As Orban said in January, “The party structures, traditionally left or right, are being taken over by a different dimension—those for migration and against immigration.”
For now, Fidesz emphasizes its preference for the European People’s Party, content to nudge, cajole, and shape the parliament’s largest party from within, but Salvini has worked hard to court Fidesz over the past month, contrasting his admiration for Orban with the European People’s Party’s evident frustration.
For months, observers have watched Salvini’s courtship of Law and Justice and Fidesz closely. Now, unexpectedly, a third opportunity for Salvini to expand his coalition has appeared on the scene.
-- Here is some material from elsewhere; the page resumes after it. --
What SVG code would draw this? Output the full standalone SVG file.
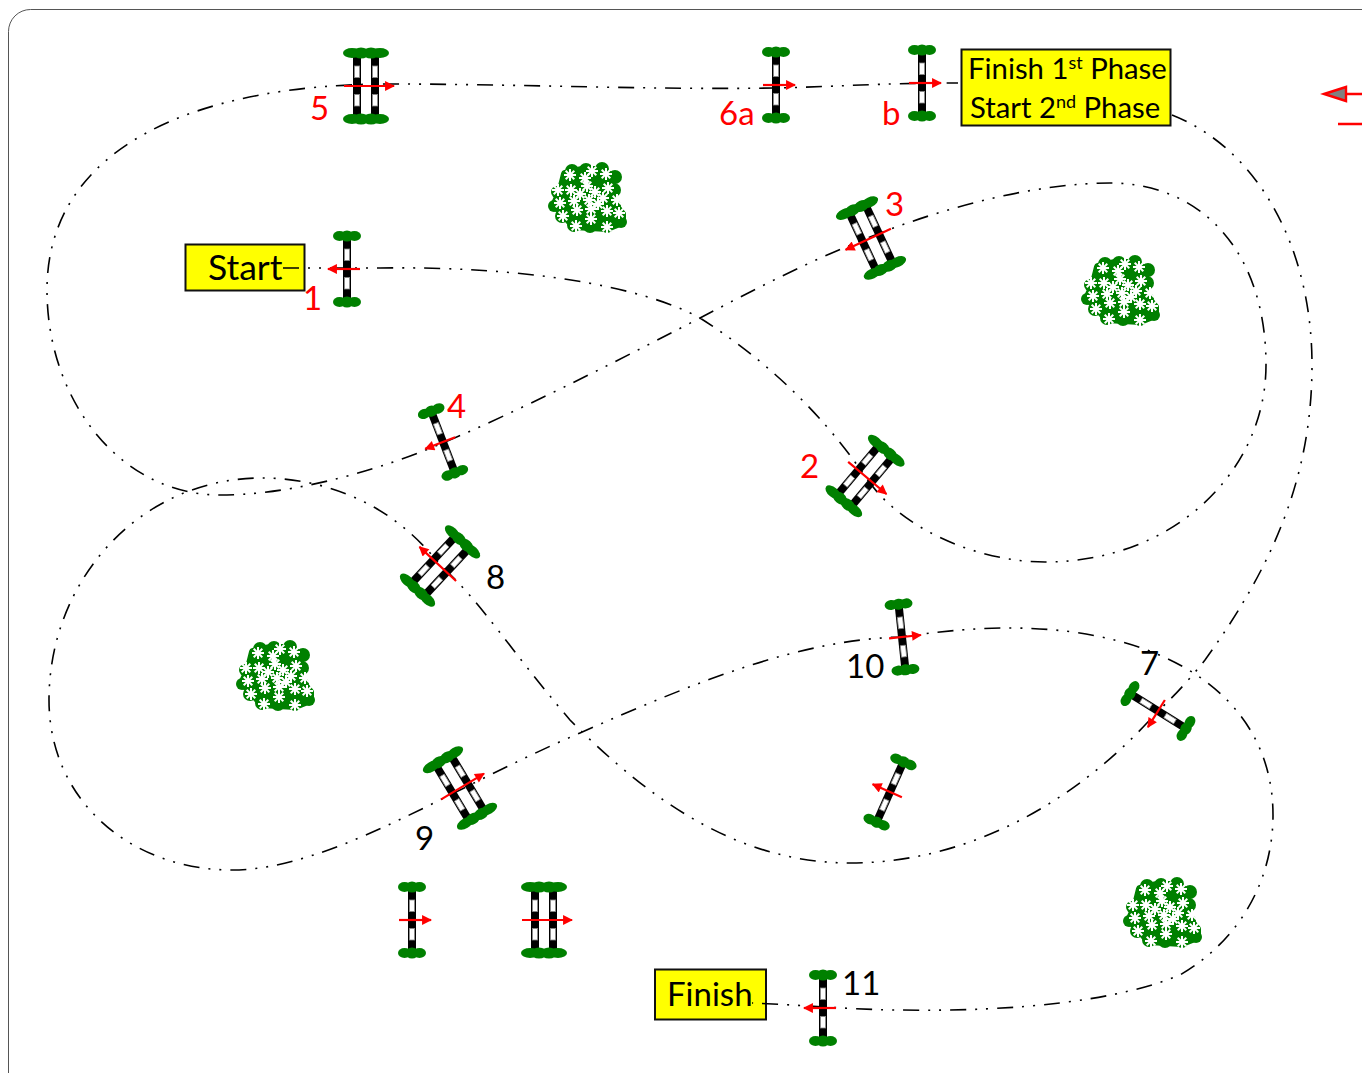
<svg xmlns="http://www.w3.org/2000/svg" width="1362" height="1073" viewBox="0 0 1362 1073">
<style>
.route{fill:none;stroke:#000;stroke-width:1.6;stroke-dasharray:16 9 2 9 2 9}
.box{fill:#ff0;stroke:#111;stroke-width:2}
.t{font-family:"Lato","Liberation Sans",sans-serif}
.red{fill:#f00}
.blk{fill:#000}
.lab{font-size:33px}
.ph{font-size:29.3px}
.sup{font-size:18px}
.ar{stroke:#f00;stroke-width:2.2;fill:none}
.leaf{fill:#008000}
</style>
<defs>
<marker id="head" viewBox="0 0 10 10" refX="9" refY="5" markerWidth="5.5" markerHeight="4.5" orient="auto" markerUnits="strokeWidth"><path d="M0,0L10,5L0,10Z" fill="#f00"/></marker>
<g id="pole"><rect x="-4" y="-31" width="8" height="62" fill="#000"/><rect x="-2.600" y="-20" width="5.200" height="11.500" fill="#fff" stroke="#888" stroke-width="0.8"/><rect x="-2.600" y="8.500" width="5.200" height="11.500" fill="#fff" stroke="#888" stroke-width="0.8"/></g>
<g id="tuft1" class="leaf"><ellipse cx="-7.500" cy="0" rx="6.500" ry="5"/><ellipse cx="0" cy="0" rx="6.500" ry="5.500"/><ellipse cx="7.500" cy="0" rx="6.500" ry="5"/></g>
<g id="tuft2" class="leaf"><ellipse cx="-14" cy="0" rx="9" ry="5"/><ellipse cx="-5" cy="0" rx="8" ry="5.500"/><ellipse cx="5" cy="0" rx="8" ry="5.500"/><ellipse cx="14" cy="0" rx="9" ry="5"/></g>
<g id="single"><use href="#pole"/><use href="#tuft1" y="-33"/><use href="#tuft1" y="33"/><line class="ar" x1="-13" x2="19" y1="0" y2="0" marker-end="url(#head)"/></g>
<g id="double"><use href="#pole" x="-9"/><use href="#pole" x="9"/><use href="#tuft2" y="-33"/><use href="#tuft2" y="33"/><line class="ar" x1="-22" x2="28" y1="0" y2="0" marker-end="url(#head)"/></g>
<path id="star" d="M-6,0H6M0,-6V6M-4.300,-4.300L4.300,4.300M-4.300,4.300L4.300,-4.300" stroke="#fff" stroke-width="2" fill="none"/>
<g id="bush">
<path class="leaf" stroke="#008000" stroke-width="8" stroke-linejoin="round" d="M-23,-24L-6,-28L12,-28L24,-22L24,-8L24,4L34,16L34,24L19,30L-14,28L-28,12L-34,8L-27,-8Z"/>
<circle class="leaf" cx="-16" cy="-27" r="7"/><circle class="leaf" cx="-2" cy="-28" r="7"/><circle class="leaf" cx="14" cy="-29" r="7"/><circle class="leaf" cx="27" cy="-21" r="7"/><circle class="leaf" cx="26" cy="-8" r="7"/><circle class="leaf" cx="27" cy="7" r="6"/><circle class="leaf" cx="33" cy="24" r="6"/><circle class="leaf" cx="19" cy="29" r="6"/><circle class="leaf" cx="2" cy="28" r="7"/><circle class="leaf" cx="-14" cy="27" r="7"/><circle class="leaf" cx="-26" cy="18" r="7"/><circle class="leaf" cx="-34" cy="8" r="6"/><circle class="leaf" cx="-31" cy="-6" r="6"/>
<use href="#star" x="-18" y="-23"/><use href="#star" x="4" y="-27"/><use href="#star" x="18" y="-24"/><use href="#star" x="-3" y="-20"/><use href="#star" x="-1" y="-12"/><use href="#star" x="20" y="-10"/><use href="#star" x="-30" y="-8"/><use href="#star" x="-17" y="-8"/><use href="#star" x="-8" y="-4"/><use href="#star" x="7" y="-6"/><use href="#star" x="-14" y="3"/><use href="#star" x="1" y="2"/><use href="#star" x="15" y="0"/><use href="#star" x="29" y="2"/><use href="#star" x="-28" y="5"/><use href="#star" x="10" y="6"/><use href="#star" x="-11" y="12"/><use href="#star" x="3" y="11"/><use href="#star" x="19" y="13"/><use href="#star" x="31" y="15"/><use href="#star" x="-25" y="18"/><use href="#star" x="3" y="21"/><use href="#star" x="-12" y="28"/><use href="#star" x="19" y="29"/>
</g>
</defs>
<rect id="frame" x="8.500" y="9.500" width="1400" height="1110" rx="22" fill="#fff" stroke="#555" stroke-width="1"/>
<g id="bushes"><use href="#bush" x="588" y="198"/><use href="#bush" x="1121" y="291"/><use href="#bush" x="276" y="676"/><use href="#bush" x="1163" y="913"/></g>
<g id="start-box"><rect class="box" x="185.500" y="244.500" width="119" height="46"/><text class="t blk" x="208" y="280" font-size="35.500">Start</text></g>
<g id="phase-box"><rect class="box" x="961.500" y="49.500" width="209" height="76"/><text class="t blk ph" x="968" y="79">Finish 1<tspan class="sup" dy="-10">st</tspan><tspan dy="10"> Phase</tspan></text><text class="t blk ph" x="970" y="118">Start 2<tspan class="sup" dy="-10">nd</tspan><tspan dy="10"> Phase</tspan></text></g>
<g id="finish-box"><rect class="box" x="655" y="969.500" width="111" height="50"/><text class="t blk" x="667" y="1006" font-size="33">Finish</text></g>
<g id="connectors">
<path class="route" d="M283,268H380C520,266 640,285 700,318C790,375 840,440 865,476C900,530 980,562 1045,562C1175,562 1266,470 1266,365C1266,250 1200,183 1110,183C1040,183 950,205 870,237C800,265 750,292 700,318C600,370 520,410 443,443C360,478 280,495 220,495C120,495 47,400 47,290C47,150 190,84 390,84C520,84 650,90 775,88C830,87 880,83 958,83"/>
<path class="route" d="M1172,115C1260,150 1312,250 1312,365C1312,480 1270,570 1205,660C1185,685 1170,700 1158,711C1070,810 960,863 850,863C730,863 640,790 570,720C510,650 480,600 440,565C390,500 320,478 262,478C140,478 49,580 49,700C49,800 130,870 232,870C300,870 380,830 460,790C500,770 540,750 580,733C700,680 800,640 900,637C950,630 980,628 1010,628C1170,628 1273,700 1273,815C1273,880 1240,940 1180,975C1120,1000 1020,1012 900,1010C860,1010 800,1005 752,1003"/>
</g>
<g id="jump-1"><use href="#single" transform="translate(347,269) rotate(180)"/><text class="t lab red" x="303" y="310">1</text></g>
<g id="jump-2"><use href="#double" transform="translate(865,476) rotate(40)"/><text class="t lab red" x="800" y="478">2</text></g>
<g id="jump-3"><use href="#double" transform="translate(871,238) rotate(155)"/><text class="t lab red" x="885" y="216">3</text></g>
<g id="jump-4"><use href="#single" transform="translate(443,442) rotate(159)"/><text class="t lab red" x="447" y="418">4</text></g>
<g id="jump-5"><use href="#double" transform="translate(366,86)"/><text class="t lab red" x="310" y="120">5</text></g>
<g id="jump-6a"><use href="#single" transform="translate(776,85)"/><text class="t lab red" x="719" y="125">6a</text></g>
<g id="jump-6b"><use href="#single" transform="translate(922,83)"/><text class="t lab red" x="882" y="125">b</text></g>
<g id="jump-7"><use href="#single" transform="translate(1158,711) rotate(122)"/><text class="t lab blk" x="1140" y="675">7</text></g>
<g id="jump-8"><use href="#double" transform="translate(440,566) rotate(223)"/><text class="t lab blk" x="486" y="589">8</text></g>
<g id="jump-9"><use href="#double" transform="translate(460,788) rotate(-31)"/><text class="t lab blk" x="415" y="850">9</text></g>
<g id="jump-10"><use href="#single" transform="translate(902,637) rotate(-6)"/><text class="t lab blk" x="846" y="678">10</text></g>
<g id="jump-11"><use href="#single" transform="translate(823,1008) rotate(180)"/><text class="t lab blk" x="842" y="995">11</text></g>
<g id="jump-a"><use href="#single" transform="translate(890,792) rotate(204)"/></g>
<g id="jump-b"><use href="#single" transform="translate(412,920)"/></g>
<g id="jump-c"><use href="#double" transform="translate(544,920)"/></g>
<g id="direction">
<path d="M1324,94L1346,87V101Z" fill="#808080" stroke="#f00" stroke-width="2.400"/>
<path d="M1346,94H1362M1338,124H1362" stroke="#f00" stroke-width="2.400" fill="none"/>
</g>
</svg>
With Britain’s exit from the EU delayed, the country will most likely run elections for the European Parliament. Led by Brussels’ most reviled man, Nigel Farage, the newly created Brexit Party has shot to the lead in virtually every British poll.
Together with Farage’s former party, the United Kingdom Independence Party, these two anti-establishment euroskeptic movements are projected to emerge as the clear victors next month.
Le Pen has already floated a tactical alliance with Farage. “He is welcome if he wants to join,” she said recently. “Even if it might be just for a moment.”
If there is a theme to Europe today, it is its extraordinary diversity. There is a fine line between diversity and disunity, however.
As Salvini has doubtlessly discovered, pooling Europe’s right-wing euroskeptics into one camp is easier said than done. Most observers judge his odds at succeeding as very slim. From fiscal affairs to foreign policy, the Continent’s euroskeptics are divided by geography, temperament, and outlook.
Still, Europe has never been governed by one faction alone, but rather by cooperative arrangements between various groupings. If Salvini succeeds in aligning an enlarged base of euroskeptic groups, he will have driven a stake in the Macronist vision and drastically changed European politics.
What would follow is anyone’s guess.